Show all lines that include the string "this"; copy each one.

RECORDS TO PROCESS →

┄┄┄┄┄┄

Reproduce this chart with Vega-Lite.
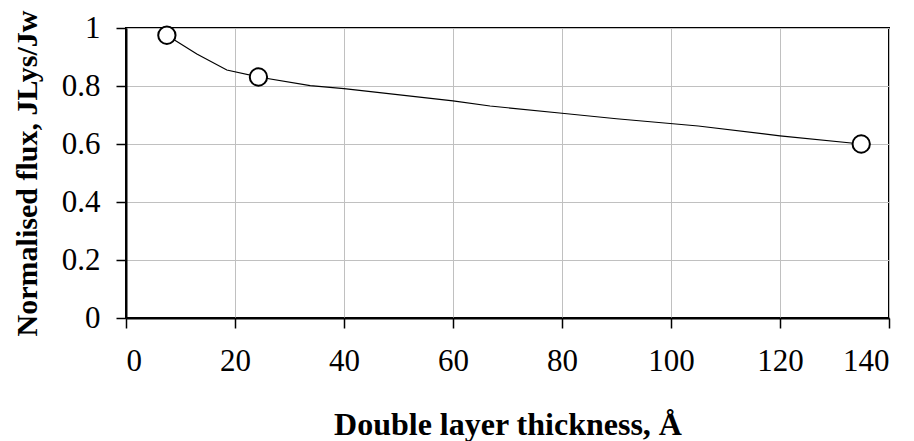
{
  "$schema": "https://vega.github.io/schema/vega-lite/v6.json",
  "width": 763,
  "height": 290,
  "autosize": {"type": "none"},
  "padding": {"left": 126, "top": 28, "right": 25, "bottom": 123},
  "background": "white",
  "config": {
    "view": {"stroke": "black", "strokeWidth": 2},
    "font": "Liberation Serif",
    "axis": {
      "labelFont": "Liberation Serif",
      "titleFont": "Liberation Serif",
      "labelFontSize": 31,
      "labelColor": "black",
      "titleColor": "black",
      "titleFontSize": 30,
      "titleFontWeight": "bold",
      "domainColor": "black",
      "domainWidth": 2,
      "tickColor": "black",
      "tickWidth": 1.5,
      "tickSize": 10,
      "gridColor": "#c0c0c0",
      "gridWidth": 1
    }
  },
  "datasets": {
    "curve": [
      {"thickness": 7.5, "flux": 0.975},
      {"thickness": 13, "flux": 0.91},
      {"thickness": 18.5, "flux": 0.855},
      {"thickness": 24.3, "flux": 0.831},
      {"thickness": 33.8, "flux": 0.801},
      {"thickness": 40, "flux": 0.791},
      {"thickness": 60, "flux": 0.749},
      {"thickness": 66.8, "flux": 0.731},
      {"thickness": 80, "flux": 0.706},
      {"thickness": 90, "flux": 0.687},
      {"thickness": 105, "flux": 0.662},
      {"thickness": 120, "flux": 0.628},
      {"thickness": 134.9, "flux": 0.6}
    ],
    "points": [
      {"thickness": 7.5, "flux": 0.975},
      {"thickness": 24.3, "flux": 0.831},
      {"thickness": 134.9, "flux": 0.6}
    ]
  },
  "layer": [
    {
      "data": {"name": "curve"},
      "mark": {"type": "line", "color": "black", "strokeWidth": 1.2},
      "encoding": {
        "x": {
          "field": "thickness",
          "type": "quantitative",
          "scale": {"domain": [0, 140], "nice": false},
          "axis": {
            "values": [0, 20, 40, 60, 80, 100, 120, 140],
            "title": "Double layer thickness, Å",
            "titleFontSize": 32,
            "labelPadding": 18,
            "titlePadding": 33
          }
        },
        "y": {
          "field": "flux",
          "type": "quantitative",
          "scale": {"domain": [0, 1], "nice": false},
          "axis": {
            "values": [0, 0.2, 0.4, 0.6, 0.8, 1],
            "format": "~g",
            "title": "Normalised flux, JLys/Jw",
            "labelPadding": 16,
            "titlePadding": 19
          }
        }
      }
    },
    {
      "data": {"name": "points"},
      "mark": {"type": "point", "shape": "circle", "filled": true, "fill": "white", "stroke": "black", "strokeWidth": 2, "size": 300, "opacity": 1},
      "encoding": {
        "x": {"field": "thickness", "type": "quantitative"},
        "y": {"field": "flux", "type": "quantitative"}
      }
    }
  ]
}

┄┄┄┄┄┄

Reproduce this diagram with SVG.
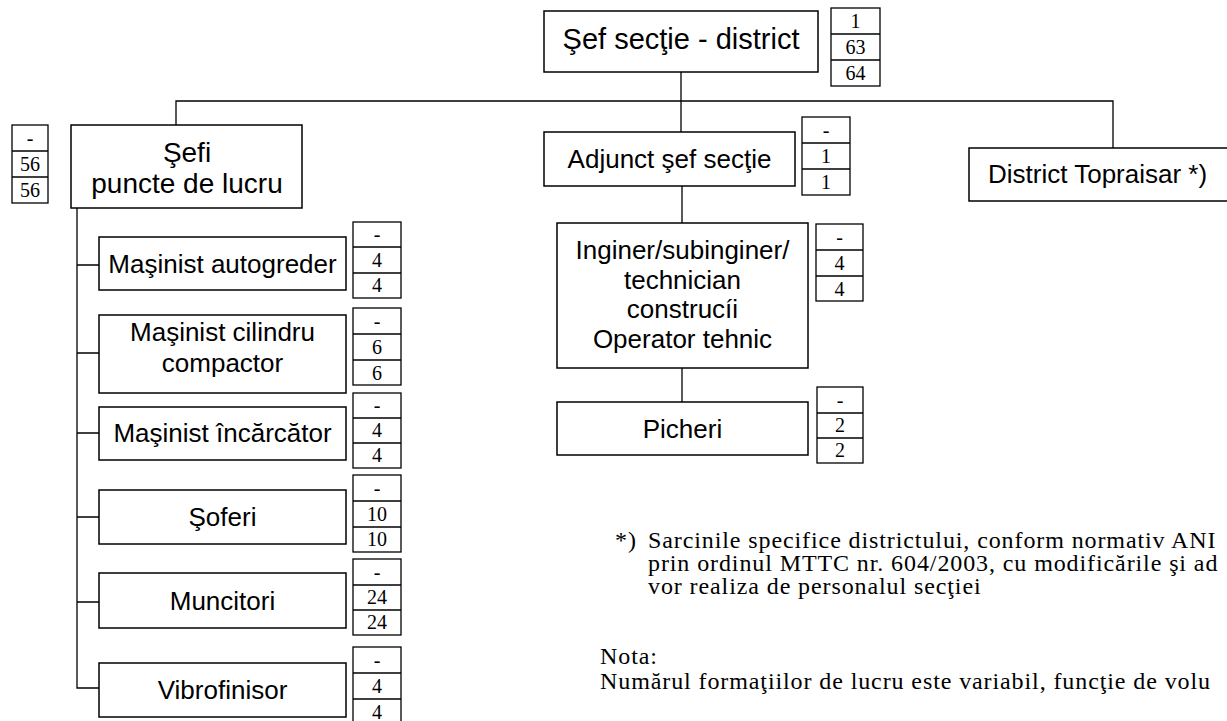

┄┄┄┄┄┄

SOLUTION TO THE PROBLEM →
Reproduce this chart with Vega-Lite.
Reproduce this diagram with SVG.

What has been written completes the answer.